Founded in 2021, the Asian American Pacific Islander Design Alliance engages, promotes, and empowers Asians, Asian Americans, and Pacific Islanders working within the home and design industries. We talked with Jessica Davis, co-founder and owner of Atlanta-based Atelier Davis (who was also just named to Elle Decor’s A-List for 2022) about how AAPIDA and its five mission pillars—advocacy, awareness, collaboration, dialogue, and mentorship—came to be.
“I always felt the world of high-end residential interior design is very Euro-centric,” says Davis, the daughter of a Taiwanese immigrant. Davis grew up in Hong Kong but moved to Dallas, Texas, during her middle school years. Attending a highly affluent, primarily white school where she and her brother were among just a handful of Asians triggered her advocacy for Asian inclusivity and acceptance at a young age.
Fast forward to starting her design firm here in Atlanta in 2019 (her home was the cover story of Atlanta Magazine’s HOME in winter 2020), she describes how “all of these things culminated, the shootings in Atlanta, and a lot of hate crimes towards AAPI people. It just made me think a lot more about that: How do we advocate for people in the industry that I’m in?”
“So, I started talking to a couple of friends who were also Asian and in the design industry,” says Davis, who had previously worked with New York-based interior designer Young Huh and sought collaboration after Huh sent a newsletter for AAPI month in 2021. Davis and Huh then wrangled a group of people together to start AAPIDA. “It was a year of phone calls and talking through what we wanted to do,” says Davis. The original founding members include Davis, Huh, design PR specialist Go Kasai, Dowel Furniture CMO Joanne Lee, Elle Decor and Town & Country contributing editor William Li, interior designer Jean Liu, and Interior Define creative director and Domino contributing editor, Benjamin Reynaert.
Currently, AAPIDA is “figuring out a formal structure for its organization,” says Davis, who helped kickstart their debut at the Schumacher showroom in New York this past May. The event was moderated by Reynaert, with assistance from fellow member Kasai.
“Seeing other people who are making it in the industry who also come from a similar background is so important,” states Davis, who, along with Huh, have both experienced a lack of inclusivity and mentorship in their design careers. “Many of us also come from backgrounds where our parents are more traditional and do not approve of our career choices,” explains Davis, adding how vital and “helpful it is to see other people in the industry who are successful. It sets a good example.”
“Now, we are starting to recruit more members and think about committees and local chapters as well as other local events we can do, and what we would like to potentially raise money for,” adds Davis.
“It all started very loosely; we are still early on and figuring out more structure,” says Davis, adding, “our main goals are to promote awareness, inclusivity, and collaboration within the AAPI design community with access to mentorship and scholarships.” As AAPIDA expands and becomes more formalized, Davis plans to allocate committees to each sub-cause.
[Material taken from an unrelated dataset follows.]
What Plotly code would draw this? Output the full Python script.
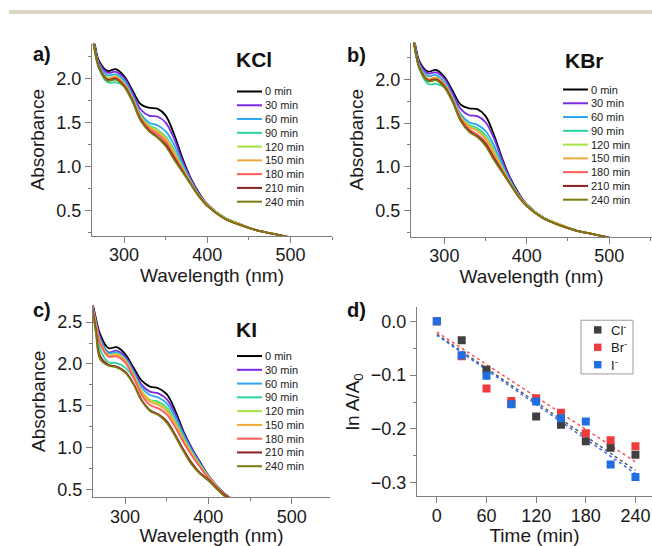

For example, one sector will spearhead education and scholarships, while another will manage new member recruitment and overall AAPIDA visibility.
For design professionals wanting to get involved, Davis encourages taking the first step by filling out the contact form on AAPIDA’s website. “We’re working on a welcome email and survey on what people want to get involved in,” notes Davis, who is currently pooling a list of Asian interior designers who will shape AAPIDA’s future structure and success.